= Hermolaus of Macedon =

Page to Alexander the Great

Hermolaus of Macedon (Ἑρμόλαος) was a page to Alexander the Great in 327 BC, who was executed for planning regicide.

==Early life==
The son of hipparch Sopolis of Macedon, Hermolaus was one of the Macedonian youths drawn from sons of the aristocracy who, according to a custom instituted by Philip II of Macedon, attended Alexander the Great as pages.

==Conspirator==
It was during the residence of the king at Bactra in the spring of 327 BC, that a circumstance occurred which led him, in conjunction with some of his fellow pages, to form a conspiracy against the life of Alexander. Among the duties of the pages, who were in almost constant attendance on the king's person, was that of accompanying him when hunting, and it was one of these occasions that Hermolaus gave offence by slaying a wild boar without waiting to allow Alexander the first blow. Highly incensed at this breach of discipline, the king ordered him to be chastised with stripes, and further punished by being deprived of his horse.

Hermolaus, a lad of high spirit, already verging on manhood, could not brook this indignity: his resentment was inflamed by the exhortations of the philosopher Callisthenes, his former tutor, and by the sympathy of his most intimate friend and eromenos among his brother pages, Sostratus. Together the two youths eventually formed a scheme to assassinate the king while he slept, the duty of guarding his bed chamber devolving upon the different pages in rotation. They revealed their plan to four of their companions, and the secret was kept, though 32 days are said to have elapsed before they had an opportunity. But on the night, during which Antipater, one of their number, was to keep watch, Alexander happened to stay out all night drinking, possibly on the recommendation of a Syrian soothsayer.
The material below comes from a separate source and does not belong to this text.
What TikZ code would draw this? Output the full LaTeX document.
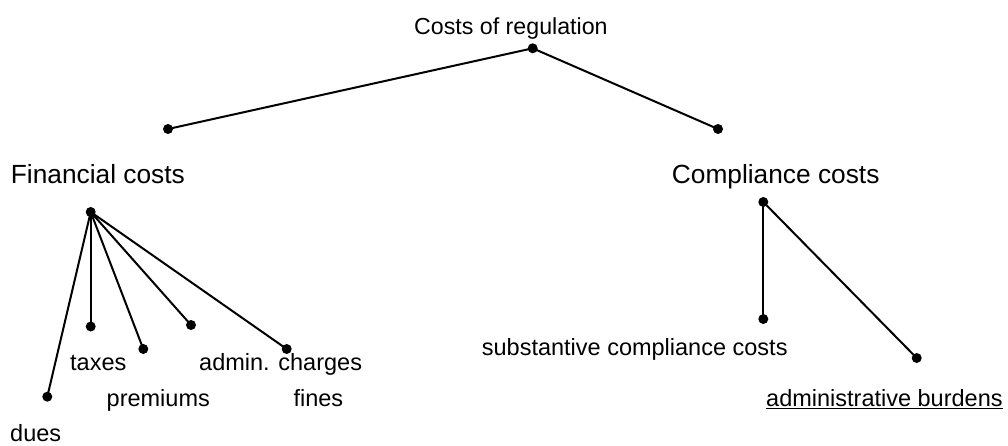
\documentclass[tikz,border=0pt]{standalone}
\usepackage{fontspec}
\setmainfont{Liberation Sans}
\begin{document}
\begin{tikzpicture}[x=1pt,y=-1pt,
  dot/.style={circle,fill=black,inner sep=0pt,minimum size=10pt},
  link/.style={line width=2pt},
  toplabel/.style={anchor=base west,inner sep=0pt,font=\fontsize{23.2}{28}\selectfont},
  midlabel/.style={anchor=base west,inner sep=0pt,font=\fontsize{26.3}{31}\selectfont},
  leaflabel/.style={anchor=base west,inner sep=0pt,font=\fontsize{23.5}{28}\selectfont}]
\useasboundingbox (0,0) rectangle (1008,446);
% labels
\node[toplabel] (tRoot) at (414,35) {Costs of regulation};
\node[midlabel] (tFin) at (10.7,183.3) {Financial costs};
\node[midlabel] (tComp) at (671.7,183.3) {Compliance costs};
\node[leaflabel] (tTax) at (70,370.7) {taxes};
\node[leaflabel] (tPrem) at (106.5,406.7) {premiums};
\node[leaflabel] (tDues) at (10,441.5) {dues};
\node[leaflabel] (tAdm) at (199,370.5) {admin. charges};
\node[leaflabel] (tFines) at (293.3,406.7) {fines};
\node[leaflabel] (tSub) at (481.7,355.5) {substantive compliance costs};
\node[leaflabel] (tBur) at (766,406.7) {\underline{administrative burdens}};
% dots
\node[dot] (root) at (532.7,48.3) {};
\node[dot] (fin) at (168,129) {};
\node[dot] (comp) at (718,129) {};
\node[dot] (finhub) at (90.7,212) {};
\node[dot] (taxes) at (90.7,326.5) {};
\node[dot] (prem) at (143.3,349) {};
\node[dot] (adm) at (191,325) {};
\node[dot] (fines) at (286.7,349) {};
\node[dot] (dues) at (47.3,396.7) {};
\node[dot] (comphub) at (763.3,202) {};
\node[dot] (sub) at (763.3,319) {};
\node[dot] (bur) at (916.7,358) {};
% connectors
\draw[link] (root.center) -- (fin.center);
\draw[link] (root.center) -- (comp.center);
\foreach \c in {taxes,prem,adm,fines,dues}
  \draw[link] (finhub.center) -- (\c.center);
\draw[link] (comphub.center) -- (sub.center);
\draw[link] (comphub.center) -- (bur.center);
\end{tikzpicture}
\end{document}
The next day the plot was divulged by another page who had been informed in the hope of enlisting him.

==Execution==
Hermolaus and his accomplices were immediately arrested, and subsequently brought before the assembled Macedonians, by whom they were stoned to death after their trials. It appears, however, that they had been previously submitted to examination by torture, when, according to one account, they implicated Callisthenes also in their conspiracy; according to another, and on the whole a more probable one, they maintained that the plot had been wholly of their own devising. Some authors also represented Hermolaus as uttering before the assembled Macedonians a long harangue against the tyranny and injustice of Alexander.